Was it real? I dont’ know…as an adult (even though I kind of want to believe it) I think I MUST have dreamed this and I have inadvertantly exaggerated the dream into a real account over time. Who knows after 30 years? It’s funny how your memory can befuddle you on something that you once thought was so significant in your childhood.

Dale, the “gargoyle” thing was a lot less scary than it sounds, it really was just a thin shadow of a light-fixture’s stem above an air conditioner vent. I knew it was the shadow that I see every night, but this time it clearly unfurled wings. I remember this image as being very unmistakably wings being opened, but I still knew it was only my tired mind playing tricks. I just went to sleep unphased.

I think it was in a Dr. Salk, the neurologist, book called “Anthropologist on Mars”, in the chapter on the rare cases of blind people who have their sight restored at an advanced age and the difficulties they experience, that Dr. Salk says something about how it takes a normal human the first fourteen or fifteen years of their life to master the use of their eyesight.

Perhaps a young child can modify the visual stimulus received by underdeveloped or unpracticed eyes to see what they want to see, or are influenced to see. Faces in curtains or clouds, an angel to a five year old…

Very interesting idea about the visual stimulus being modified, Al. But I should re-iterate that I remember these hallucinations as being free of any kind of “helper” stimulus such as shadows or drapes. The treasure chest was floating in the middle of the room, and the monster faces were on blank window-shades, literally white slates as if put there for a kid to paint on them with his mind.

Al, that makes sense to me. When I was a child, my mother had my room in a Raggedy Ann and Andy theme. At night, when I would go to bed, I could swear that the pictures of the two on my wall would dance. It wasn’t scary really, but it was slightly disturbing.

I would also have hallucinations. One I distinctly remember involved a huge butterfly. I think part of that was because as a small child I was terrified of butterflies. I was sure they could sting you like a bee.

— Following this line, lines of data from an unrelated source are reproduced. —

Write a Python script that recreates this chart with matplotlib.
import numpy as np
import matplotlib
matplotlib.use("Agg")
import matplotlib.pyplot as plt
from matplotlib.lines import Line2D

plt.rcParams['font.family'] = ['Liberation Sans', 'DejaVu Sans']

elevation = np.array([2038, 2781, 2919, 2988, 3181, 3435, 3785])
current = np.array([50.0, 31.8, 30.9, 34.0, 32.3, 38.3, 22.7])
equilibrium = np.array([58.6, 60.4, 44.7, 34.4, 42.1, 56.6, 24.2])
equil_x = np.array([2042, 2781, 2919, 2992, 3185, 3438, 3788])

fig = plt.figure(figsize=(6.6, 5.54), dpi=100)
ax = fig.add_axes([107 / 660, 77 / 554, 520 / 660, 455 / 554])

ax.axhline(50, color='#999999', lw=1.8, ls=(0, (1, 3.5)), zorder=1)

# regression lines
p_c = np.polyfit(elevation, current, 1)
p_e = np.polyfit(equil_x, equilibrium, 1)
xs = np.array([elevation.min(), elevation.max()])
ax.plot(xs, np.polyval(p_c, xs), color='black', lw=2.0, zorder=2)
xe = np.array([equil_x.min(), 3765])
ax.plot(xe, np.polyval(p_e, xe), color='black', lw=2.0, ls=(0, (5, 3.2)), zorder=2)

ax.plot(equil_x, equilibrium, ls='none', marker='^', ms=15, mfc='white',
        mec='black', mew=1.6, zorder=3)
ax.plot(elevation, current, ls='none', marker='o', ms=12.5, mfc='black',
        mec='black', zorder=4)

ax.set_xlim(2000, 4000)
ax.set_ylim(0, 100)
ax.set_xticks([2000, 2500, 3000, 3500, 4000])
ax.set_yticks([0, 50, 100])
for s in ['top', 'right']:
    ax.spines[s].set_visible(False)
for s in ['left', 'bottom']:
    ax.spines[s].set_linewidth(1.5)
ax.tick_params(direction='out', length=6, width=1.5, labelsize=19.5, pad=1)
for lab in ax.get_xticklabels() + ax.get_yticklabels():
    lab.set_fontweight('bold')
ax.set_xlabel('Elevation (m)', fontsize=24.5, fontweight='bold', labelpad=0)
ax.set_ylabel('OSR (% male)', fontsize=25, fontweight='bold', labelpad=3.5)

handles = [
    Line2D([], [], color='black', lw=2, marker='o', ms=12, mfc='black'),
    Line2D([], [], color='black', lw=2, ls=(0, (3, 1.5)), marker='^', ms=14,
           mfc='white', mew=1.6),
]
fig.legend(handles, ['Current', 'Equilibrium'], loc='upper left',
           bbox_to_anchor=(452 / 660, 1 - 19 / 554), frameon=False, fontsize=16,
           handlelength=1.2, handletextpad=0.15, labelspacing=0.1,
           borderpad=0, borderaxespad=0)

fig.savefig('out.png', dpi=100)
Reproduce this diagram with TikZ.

Now, I write fiction. Sometimes I wonder if my hallucinations as a child somehow mesh with the fact that I still have a vivid imagination in my 30’s.

Anecdotal tale: I had some very funky hallucinations-- in light, no shadows or anything, when I had fevers when I was 5 or 6-- extremely realistic-- for example, my sister’s Snoopy and Peanuts bedsheets floating across the room to smother me. Not the “imagination” kind of hallucinations, or clever optical illusion, but the full blown indifferentiatable-from-reality type. I started screaming and my parents came in and popped some baby aspirin into me and everything calmed down in a couple of minutes.

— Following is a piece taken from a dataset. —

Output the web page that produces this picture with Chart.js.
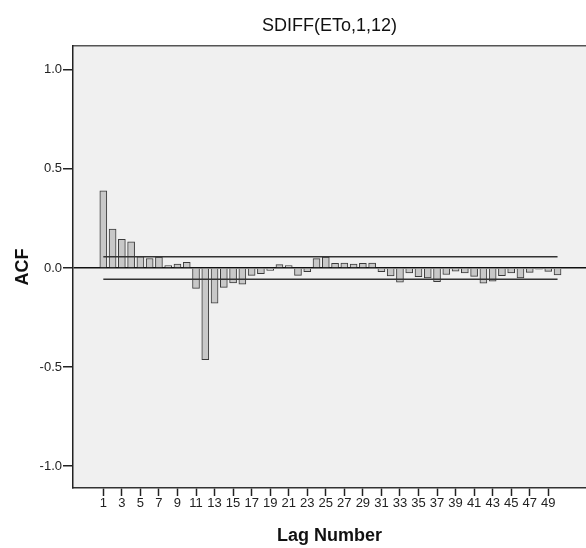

I am also in my 30’s and write imaginative fiction. I wonder if there’s a correlation?

Revtim, I don’t know what caused it but I had “visions” as a young child too. They mostly occurred in the semi-dark of evening when I would see fairies and elves dancing and flying. Sometimes I would see them in my room and sometimes I could see them out the window. I don’t remember being scared, just really quiet because I didn’t think I was suppose to be seeing them.

They went away when I was six or seven.

i have two very vivid recollections from childhood. one involved seeing the Empirer from Star Wars in my chimney. both myself and my younger brother saw this. at the time, we had a glow in the dark doll, er- action figure, in the house.

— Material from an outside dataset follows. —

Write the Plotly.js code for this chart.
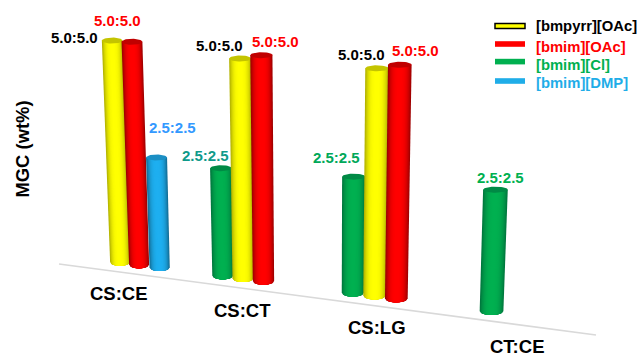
<!DOCTYPE html>
<html>
<head>
<meta charset="utf-8">
<script src="https://cdn.plot.ly/plotly-3.0.1.min.js"></script>
<style>html,body{margin:0;padding:0;background:#fff}#chart{width:637px;height:356px}</style>
</head>
<body>
<div id="chart"></div>
<script>
// Mass gain by biopolymer blend and ionic liquid
const categories = ['CS:CE', 'CS:CT', 'CS:LG', 'CT:CE'];
const seriesNames = ['[bmpyrr][OAc]', '[bmim][OAc]', '[bmim][Cl]', '[bmim][DMP]'];
const bmpyrrOAc = [22.15, 21.98, 22.74, null];
const bmimOAc = [22.28, 22.58, 23.38, null];
const bmimCl = [null, 10.74, 11.62, 12.15];
const bmimDMP = [10.98, null, null, null];
const ratioOAc = ['5.0:5.0', '5.0:5.0', '5.0:5.0', null];
const ratioLow = '2.5:2.5';

// Series styling: body colour, shaded edge colour, top cap colour, legend colours
const FONT = 'Liberation Sans, Arial, sans-serif';
const styles = {
  '[bmpyrr][OAc]': {slot: 0, body: [255, 255, 0], edge: [180, 180, 0], cap: '#c4c400', legend: '#ffff00', text: '#000000'},
  '[bmim][OAc]': {slot: 0.16, body: [255, 0, 0], edge: [160, 0, 0], cap: '#c00000', legend: '#ff0000', text: '#ff0000'},
  '[bmim][Cl]': {slot: -0.16, body: [0, 176, 80], edge: [0, 120, 62], cap: '#008a45', legend: '#00b050', text: '#00b050'},
  '[bmim][DMP]': {slot: 0.33, body: [30, 175, 240], edge: [20, 110, 150], cap: '#1b8fc4', legend: '#1fade8', text: '#1fade8'}
};

// Oblique view: category axis runs away from the viewer along a sloping floor
const project = u => 120 + 118.75 * u + 4.25 * u * u;
const floorY = x => 9.2 - 0.01322 * (x - 59);
const barWidth = x => 19.6 + 0.0105 * (x - 100);
const lean = (x, value) => value * 10 * (x - 315) * 0.000182;
const CAP_RY = 0.3, BASE_RY = 0.38, BANDS = 12;

const mix = (a, b, k) => `rgb(${a.map((v, i) => Math.round(v + (b[i] - v) * k)).join(',')})`;

// A cylinder is a stack of nested outlines, darkest and widest first, then its cap
function cylinderTraces(name, catIndex, value) {
  const st = styles[name];
  const x0 = project(catIndex + st.slot);
  const y0 = floorY(x0) + 1.0;
  const x1 = x0 + lean(x0, value);
  const y1 = y0 + value;
  const r0 = barWidth(x0) / 2, r1 = r0 * 1.04;
  const out = [];
  for (let i = 0; i < BANDS; i++) {
    const s = 1 - i / BANDS;
    const color = mix(st.body, st.edge, Math.pow(s, 3));
    const a = -s, b = s;
    const xs = [x1 + r1 * a, x1 + r1 * b], ys = [y1, y1];
    for (let j = 0; j <= 12; j++) {
      const t = b + (a - b) * j / 12;
      xs.push(x0 + r0 * t);
      ys.push(y0 - BASE_RY * Math.sqrt(Math.max(0, 1 - t * t)));
    }
    xs.push(xs[0]);
    ys.push(ys[0]);
    out.push({
      type: 'scatter', mode: 'lines', fill: 'toself', fillcolor: color,
      line: {width: 0}, hoverinfo: 'skip', showlegend: false, x: xs, y: ys
    });
  }
  const cx = [], cy = [];
  for (let i = 0; i <= 40; i++) {
    const th = i / 40 * 2 * Math.PI;
    cx.push(x1 + r1 * Math.cos(th));
    cy.push(y1 + CAP_RY * Math.sin(th));
  }
  out.push({
    type: 'scatter', mode: 'lines', fill: 'toself', fillcolor: st.cap,
    line: {width: 0}, hoverinfo: 'skip', showlegend: false, x: cx, y: cy
  });
  return {traces: out, topX: x1, topY: y1};
}

const floorStart = 59, floorEnd = 596;
const traces = [{
  type: 'scatter', mode: 'lines', hoverinfo: 'skip', showlegend: false,
  x: [floorStart, floorEnd], y: [floorY(floorStart), floorY(floorEnd)],
  line: {color: '#d9d9d9', width: 1.6}
}];

const annotations = [];
const addText = (text, x, y, color, size, extra) => annotations.push(Object.assign({
  text: text, x: x, y: y, xref: 'x', yref: 'y', showarrow: false,
  xanchor: 'center', yanchor: 'middle',
  font: {family: FONT, size: size, color: color, weight: 700}
}, extra || {}));

// Bars are painted left to right so that each one overlaps its left neighbour
const rows = [
  // category, series, value, ratio, label colour, label offset from the bar top
  [0, '[bmpyrr][OAc]', bmpyrrOAc[0], ratioOAc[0], '#000000', -38, 0.35],
  [0, '[bmim][OAc]', bmimOAc[0], ratioOAc[0], '#ff0000', -14, 2.1],
  [0, '[bmim][DMP]', bmimDMP[0], ratioLow, '#3399ff', 15.5, 3.0],
  [1, '[bmim][Cl]', bmimCl[1], ratioLow, '#0f9a8a', -15.5, 1.25],
  [1, '[bmpyrr][OAc]', bmpyrrOAc[1], ratioOAc[1], '#000000', -20.5, 1.3],
  [1, '[bmim][OAc]', bmimOAc[1], ratioOAc[1], '#ff0000', 14.5, 1.4],
  [2, '[bmim][Cl]', bmimCl[2], ratioLow, '#00a859', -17.5, 1.95],
  [2, '[bmpyrr][OAc]', bmpyrrOAc[2], ratioOAc[2], '#000000', -15.5, 1.35],
  [2, '[bmim][OAc]', bmimOAc[2], ratioOAc[2], '#ff0000', 15.5, 1.4],
  [3, '[bmim][Cl]', bmimCl[3], ratioLow, '#00b050', 5, 1.25]
];

rows.forEach(([cat, name, value, ratio, color, dx, dy]) => {
  const c = cylinderTraces(name, cat, value);
  traces.push(...c.traces);
  addText(ratio, c.topX + dx, c.topY + dy, color, 15);
});

// Category names sit a fixed distance under the floor line
categories.forEach((cat, i) => {
  const x = project(i) + (i > 1 ? 3 : 0) - 1;
  addText(cat, x, floorY(x) - 2.2, '#000000', 18.5);
});

addText('MGC (wt%)', 22, 20.65, '#000000', 18.4, {textangle: -90});

// Hand-placed legend: each entry's text takes the colour of its series
const legendX0 = 495, legendX1 = 525, legendTextX = 533.5;
const legendKeyY = [33.0, 31.2, 29.44, 27.5];
const legendKeyHalf = [0.26, 0.28, 0.28, 0.28];
const legendTextY = [33.05, 30.95, 29.1, 27.3];
const shapes = seriesNames.map((name, i) => ({
  type: 'rect', xref: 'x', yref: 'y', x0: legendX0, x1: legendX1,
  y0: legendKeyY[i] - legendKeyHalf[i],
  y1: legendKeyY[i] + legendKeyHalf[i],
  fillcolor: styles[name].legend,
  line: i === 0 ? {color: '#000000', width: 1.5} : {width: 0}
}));
seriesNames.forEach((name, i) => {
  addText(name, legendTextX, legendTextY[i], styles[name].text, 14.8, {xanchor: 'left'});
});

const hidden = {visible: false, fixedrange: true};
Plotly.newPlot('chart', traces, {
  width: 637, height: 356,
  margin: {l: 0, r: 0, t: 0, b: 0},
  paper_bgcolor: '#ffffff', plot_bgcolor: '#ffffff',
  showlegend: false,
  xaxis: Object.assign({range: [0, 637]}, hidden),
  yaxis: Object.assign({range: [0, 35.6]}, hidden),
  shapes: shapes,
  annotations: annotations
}, {staticPlot: true, displayModeBar: false});
</script>
</body>
</html>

the second was also seen by myself and my younger brother. a few of our Brittanicas were missing from the shelf. we very vividly saw a hand come out of the gap and gesture one night, during dinner. creepy.

i never knew what to make of these. thank you, revtim.

jb

p.s.- it’s a rev-tim world, it’s, a revtim world

I was an eight year old Catholic kid. I think it was Easter Week and I had been in church practically every day. Lying in bed one warm night just before falling asleep, the Agnus Dei melody we sang during Mass was going through my mind, over and over.

Then I heard a choir singing it externally to me; it seemed to be coming in the open window from the house next door (where our Jewish neighbors lived). I knew cognitively that there couldn’t really be people there singing the Agnus Dei, but it sounded absolutely clear, real, and external, just as it sounded during Mass. It sounded so real I was convinced I was really hearing it. That was the only time in my life I got such a realistic hallucination.

You’ll be happy to know I get this reference. “Who’s your favorite cock?”